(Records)
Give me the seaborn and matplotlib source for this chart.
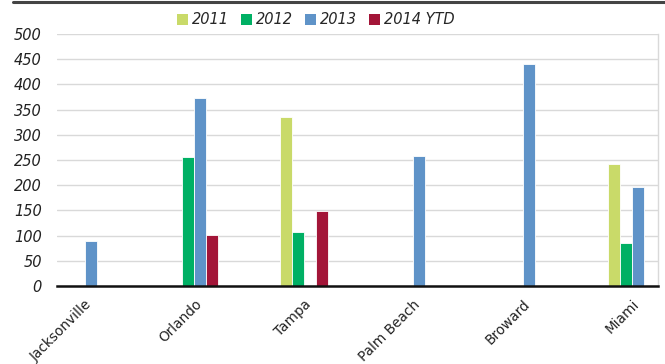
import numpy as np
import pandas as pd
import matplotlib
matplotlib.use("Agg")
import matplotlib.pyplot as plt
import matplotlib.transforms as mtransforms
from matplotlib.lines import Line2D
import seaborn as sns

categories = ["Jacksonville", "Orlando", "Tampa", "Palm Beach", "Broward", "Miami"]
series = ["2011", "2012", "2013", "2014 YTD"]
v2011 = [np.nan, np.nan, 335, np.nan, np.nan, 242]
v2012 = [np.nan, 256, 107, np.nan, np.nan, 85]
v2013 = [89, 373, np.nan, 258, 440, 196]
v2014 = [np.nan, 101, 149, np.nan, np.nan, np.nan]
colors = ["#C9DA69", "#00B064", "#5F93C8", "#A31538"]
yticks = [0, 50, 100, 150, 200, 250, 300, 350, 400, 450, 500]

rows = []
for s, vals in zip(series, [v2011, v2012, v2013, v2014]):
    for c, v in zip(categories, vals):
        rows.append({"city": c, "year": s, "value": v})
df = pd.DataFrame(rows)

sns.set_theme(style="white")
plt.rcParams["font.family"] = ["DejaVu Sans"]

fig = plt.figure(figsize=(6.65, 3.64), dpi=100)
ax = fig.add_axes([57/665, 1-286/364, (658-57)/665, (286-34)/364])

sns.barplot(data=df, x="city", y="value", hue="year", order=categories,
            hue_order=series, palette=colors, saturation=1, width=0.44, gap=0,
            edgecolor="white", linewidth=0.6, ax=ax, legend=False)

ax.set_xlim(-0.256, 5.238)
ax.set_ylim(0, 500)
ax.set_yticks(yticks)
ax.set_yticklabels([str(t) for t in yticks], fontsize=10.5, style="italic", color="#222222")
ax.yaxis.grid(True, color="#D9D9D9", linewidth=1)
ax.set_axisbelow(True)
ax.tick_params(axis="y", length=0, pad=11)
ax.tick_params(axis="x", length=0, pad=8)
ax.set_xlabel("")
ax.set_ylabel("")
for sp in ["left", "top"]:
    ax.spines[sp].set_visible(False)
ax.spines["right"].set_color("#D9D9D9")
ax.spines["right"].set_linewidth(1)
ax.spines["bottom"].set_color("#111111")
ax.spines["bottom"].set_linewidth(1.8)

ax.set_xticks(range(len(categories)))
ax.set_xticklabels(categories, rotation=45, ha="right", va="top",
                   rotation_mode="anchor", fontsize=9.8, color="#222222")
offset = mtransforms.ScaledTranslation(0, 0, fig.dpi_scale_trans)
for lab in ax.get_xticklabels():
    lab.set_transform(lab.get_transform() + offset)

# legend
handles = [plt.Rectangle((0, 0), 1, 1, facecolor=c, edgecolor="none") for c in colors]
fig.legend(handles, series, loc="center", bbox_to_anchor=(316/665, 1-20/364),
           ncol=4, frameon=False, prop={"size": 10.5, "style": "italic"},
           handlelength=0.7, handleheight=0.7, handletextpad=0.3, columnspacing=0.85)

# top dark line
fig.add_artist(Line2D([13/665, 1.0], [1-2/364, 1-2/364], color="#444444", linewidth=2.2,
                      transform=fig.transFigure))

fig.savefig("out.png", dpi=100, facecolor="white")
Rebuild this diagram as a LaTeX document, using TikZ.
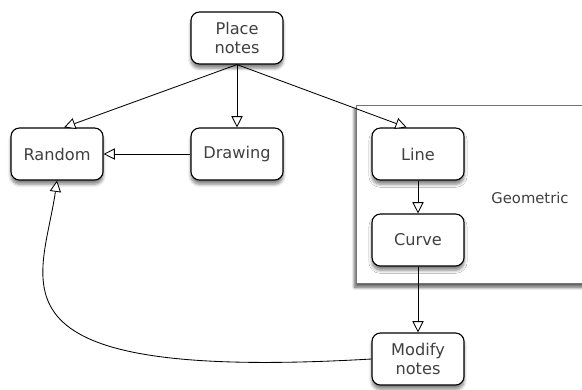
\documentclass[tikz,border=0pt]{standalone}
\usepackage{fontspec}
\setmainfont{DejaVu Sans}
\usetikzlibrary{arrows.meta}
\usetikzlibrary{shadows,shadows.blur}

\tikzset{
	box/.style={draw, thick, rounded corners=6pt, fill=white, align=center,
		minimum width=2.3cm, minimum height=1.3cm, text=black!75,
		font=\fontsize{11.5}{14}\selectfont,
		blur shadow={shadow xshift=0pt, shadow yshift=-3pt, shadow blur steps=6, shadow opacity=50}},
	arr/.style={-{Triangle[open, length=8pt, width=8pt, fill=white]}, semithick}
}

\begin{document}
\begin{tikzpicture}[x=0.025cm, y=-0.025cm]
	\useasboundingbox (0,0) rectangle (582,389);
	% container
	\draw[draw=black!55, fill=white, blur shadow={shadow xshift=-1pt, shadow yshift=-3pt, shadow blur steps=8, shadow opacity=65}]
		(356,105) rectangle (600,283);
	\node[text=black!75, font=\fontsize{10.5}{12}\selectfont] (geo) at (530,198) {Geometric};
	% nodes
	\node[box] (place) at (237,38) {Place\\notes};
	\node[box] (random) at (57,154) {Random};
	\node[box] (drawing) at (237,154) {Drawing};
	\node[box] (line) at (418,154) {Line};
	\node[box] (curve) at (418,240) {Curve};
	\node[box] (modify) at (418,359) {Modify\\notes};
	% edges
	\draw[arr] (place.south) -- ([xshift=5]random.north);
	\draw[arr] (place.south) -- (drawing.north);
	\draw[arr] (place.south) -- ([xshift=-8]line.north);
	\draw[arr] (drawing.west) -- (random.east);
	\draw[arr] (line.south) -- (curve.north);
	\draw[arr] (curve.south) -- (modify.north);
	\draw[arr] (modify.west) .. controls (-25,382) and (42,285) .. (random.south);
\end{tikzpicture}
\end{document}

Work required: Return exactly what appears from the opening line of the material through the line with "import seaborn as sns", apart from the pictures.

Written response:
Give me the seaborn and matplotlib source for this chart.
import numpy as np
import pandas as pd
import matplotlib
matplotlib.use("Agg")
import matplotlib.pyplot as plt
import matplotlib.transforms as mtransforms
from matplotlib.lines import Line2D
import seaborn as sns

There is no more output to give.